For a wonderful Prezi presentation for this PLE, see

Ann Doherty (UT Austin), reported using the Prezi to support this PLE in the following ways:

Image 1: (2 people at table – white – didn’t talk about it – just why I like it)

1/2 Class: What is your personal definition of Advocacy

1/2 Class: What is your personal definition of Equity

Shared out 2-3 of each definition

Image 1 – pulled back – more folks at the table – a bit of diversity. (Did not discuss – just let them read the framing question). 

Image 2: Active Listening

Asked participants – What is active listening?

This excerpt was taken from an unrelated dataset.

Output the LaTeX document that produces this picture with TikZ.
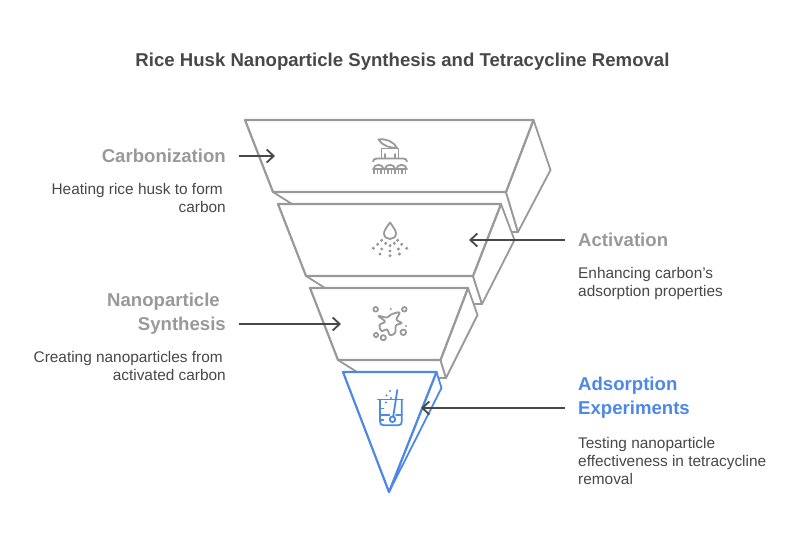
\documentclass[tikz,border=0pt]{standalone}
\usepackage{fontspec}
\setmainfont{Liberation Sans}
\usetikzlibrary{arrows.meta}
\definecolor{gr}{HTML}{999999}
\definecolor{ink}{HTML}{484848}
\definecolor{bl}{HTML}{4E88E7}
\tikzset{
 face/.style={draw=gr,fill=white,line width=2.2pt,line join=round},
 sidef/.style={draw=gr,fill=white,line width=1.8pt,line join=round},
 bface/.style={draw=bl,fill=white,line width=2.2pt,line join=round},
 bside/.style={draw=bl,fill=white,line width=1.8pt,line join=round},
 conn/.style={draw=ink,line width=1.8pt,-{Straight Barb[length=7pt,width=13pt,line width=1.8pt]}},
 titlet/.style={font=\fontsize{18.6}{22}\selectfont\bfseries,text=ink,inner sep=0pt},
 headr/.style={font=\fontsize{18.6}{24}\selectfont\bfseries,text=gr,inner sep=0pt,align=right,anchor=north east},
 headl/.style={font=\fontsize{18.6}{24}\selectfont\bfseries,text=gr,inner sep=0pt,align=left,anchor=north west},
 bodyr/.style={font=\fontsize{15.4}{18}\selectfont,text=ink,inner sep=0pt,align=right,anchor=north east},
 bodyl/.style={font=\fontsize{15.4}{18}\selectfont,text=ink,inner sep=0pt,align=left,anchor=north west},
 ic/.style={draw=gr,line width=1.8pt,line cap=round,line join=round},
 icb/.style={draw=bl,line width=1.8pt,line cap=round,line join=round},
}
\begin{document}
\begin{tikzpicture}[x=1pt,y=-1pt]
\useasboundingbox (0,0) rectangle (804,540);
\fill[white] (0,0) rectangle (804,540);
\node[titlet] (title) at (402.5,62) {Rice Husk Nanoparticle Synthesis and Tetracycline Removal};

% band 1
\draw[sidef] (273,192) -- (292,204) -- (512,232) -- (518,232) -- (506,192) -- cycle;
\draw[sidef] (533.5,120) -- (550.5,170) -- (518,232) -- (506,192) -- cycle;
\draw[face] (245,120) -- (533.5,120) -- (506,192) -- (273,192) -- cycle;
% band 2
\draw[sidef] (306,276) -- (325,288) -- (476,304) -- (482,304) -- (473,276) -- cycle;
\draw[sidef] (501,204) -- (514.5,240) -- (482,304) -- (473,276) -- cycle;
\draw[face] (278,204) -- (501,204) -- (473,276) -- (306,276) -- cycle;
% band 3
\draw[sidef] (338,360) -- (357,372) -- (438,378) -- (446,378) -- (440.5,360) -- cycle;
\draw[sidef] (468,288) -- (477.5,315) -- (446,378) -- (440.5,360) -- cycle;
\draw[face] (310,288) -- (468,288) -- (440.5,360) -- (338,360) -- cycle;
% tip
\draw[bside] (436.5,372) -- (441.5,388) -- (389,492) -- cycle;
\draw[bface] (343,372) -- (436.5,372) -- (389,492) -- cycle;

% icon 1
\draw[ic] (378.5,139.5) .. controls (386,138.5) and (393,141) .. (397,148) .. controls (391,148) and (382,146) .. (378.5,139.5) -- cycle;
\draw[ic] (381.5,158.5) -- (381.5,148.5) -- (398.5,148.5) -- (398.5,158.5);
\draw[ic] (373,161.5) .. controls (373,159.5) and (375,158.5) .. (377,158.5) -- (403,158.5) .. controls (405,158.5) and (407,159.5) .. (407,161.5);
\draw[ic] (385,154) -- (385,158) (395,154) -- (395,158);
\foreach \cx in {378.5,390,401.5}{
 \draw[ic] (\cx-5,169) .. controls (\cx-5,163.5) and (\cx+5,163.5) .. (\cx+5,169);
}
\draw[ic] (373,169) -- (407,169);
\foreach \cx in {374,377.5,381,384.5,388,391.5,395,398.5,402,405.5}{
 \draw[ic,line width=1.2pt] (\cx,170) -- (\cx,173.5);
}

% icon 2
\draw[ic] (390,222.5) .. controls (386,228) and (384,231) .. (384,233.5) .. controls (384,237) and (387,239) .. (390,239) .. controls (393,239) and (396,237) .. (396,233.5) .. controls (396,231) and (394,228) .. (390,222.5) -- cycle;
\foreach \px/\py in {381.7/240.3,397.7/240.3,377.7/244.3,385.7/243.3,390/245.7,394.3/243.3,401.7/244.3,373.3/248.3,381.7/249,390/251,398.3/249,406.7/248.3,380/254,390/255.7,399.3/254}{
 \fill[gr] (\px,\py) circle (1.7pt);
}

% icon 3
\draw[ic] plot[smooth cycle,tension=.6] coordinates {(378.5,316) (387,317.5) (391,314.5) (399.5,312.5) (396.5,319.5) (401.5,323) (396,325.5) (395,333) (390,335) (387,329.5) (381.5,331) (379.5,325) (385,321.5)};
\foreach \px/\py/\pr in {375.7/309.3/2.3,404.3/309.3/2.3,376/335/2.1,383.3/337.7/2.6,403.3/332.3/2.8}{
 \draw[ic] (\px,\py) circle (\pr pt);
}
\fill[gr] (390.7,309) circle (1.2pt) (406,326) circle (1.2pt);

% icon 4
\draw[icb] (377.7,399.5) -- (402.7,399.5);
\draw[icb] (380,399.5) -- (380,421) .. controls (380,424) and (381,425.3) .. (384,425.3) -- (398,425.3) .. controls (401,425.3) and (401.8,424) .. (401.8,421) -- (401.8,399.5);
\draw[icb] (380,415) -- (389.5,415) (396,415) -- (401.8,415);
\draw[icb] (380,408.5) -- (383.5,408.5) (380,420) -- (383.5,420);
\draw[icb] (397.3,390) -- (393.3,416);
\draw[icb] (392.5,419.3) circle (2.8pt);
\fill[bl] (386.5,395.5) circle (1.2pt) (390,391) circle (1.2pt) (391,398) circle (1.1pt) (386,402.5) circle (1.1pt);

% texts
\node[headr] (carb) at (226,149) {Carbonization};
\node[bodyr] (carbb) at (226,183) {Heating rice husk to form\rule{3pt}{0pt}\\carbon};
\node[headl] (acti) at (578,233) {Activation};
\node[bodyl] (actib) at (578,267) {Enhancing carbon's\\adsorption properties};
\node[headr] (nano) at (226,293) {Nanoparticle\rule{6pt}{0pt}\\Synthesis};
\node[bodyr] (nanob) at (226,351) {Creating nanoparticles from\rule{3pt}{0pt}\\activated carbon};
\node[headl,text=bl] (adso) at (578,377) {Adsorption\\Experiments};
\node[bodyl] (adsob) at (578,437) {Testing nanoparticle\\effectiveness in tetracycline\\removal};

% connectors
\coordinate (c1a) at (239,156); \coordinate (c1b) at (275,156);
\coordinate (c2a) at (565,240); \coordinate (c2b) at (469,240);
\coordinate (c3a) at (239,324); \coordinate (c3b) at (341,324);
\coordinate (c4a) at (565,408); \coordinate (c4b) at (421,408);
\draw[conn] (c1a) -- (c1b);
\draw[conn] (c2a) -- (c2b);
\draw[conn] (c3a) -- (c3b);
\draw[conn] (c4a) -- (c4b);
\end{tikzpicture}
\end{document}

How would you know it was happening? (took a few responses)

Image 2: push in: Burgess info on Active Listening

Image 3: Turn to partner – reviewed process

Image 4: Question 1 (3 minutes each) (Actually cut time down since I only had 20 minutes)

Image 5: Question 2 (2 minutes each)

Image 6: Question 3 (1 minute each)

Large group debrief:

What did you notice in listening to your partner?

When did advocacy begin?

How has this brief experience changed your definition of advocacy or equity?

(This is where I heard ppl begin to include others in their framing of advocacy. Give a man a fish example, etc.)

Image 7: Who else should be involved?

(Participants listed out possible folks)

Then I gave them handout (20 minutes was up)

Leigh Northcutt-Benson real practice connection – in her participatory action research project last year, she moved from teachers planning advisory to student leaders planning advisory and students elected to become a no place for hate. You can see a link on the news about No Place for Hate – unfortunately the news crew did not highlight the real story –  that it was a student driven process. 

Image 8: Engage others in advocacy

If I had had time I would have asked them to imagine an area of inequity at their current school and respond to initial questions and then use the side bar questions to keep check on whether they were advocating for or advocating with … 

Also would have asked them about the active listening process and when they might use that as a school leader.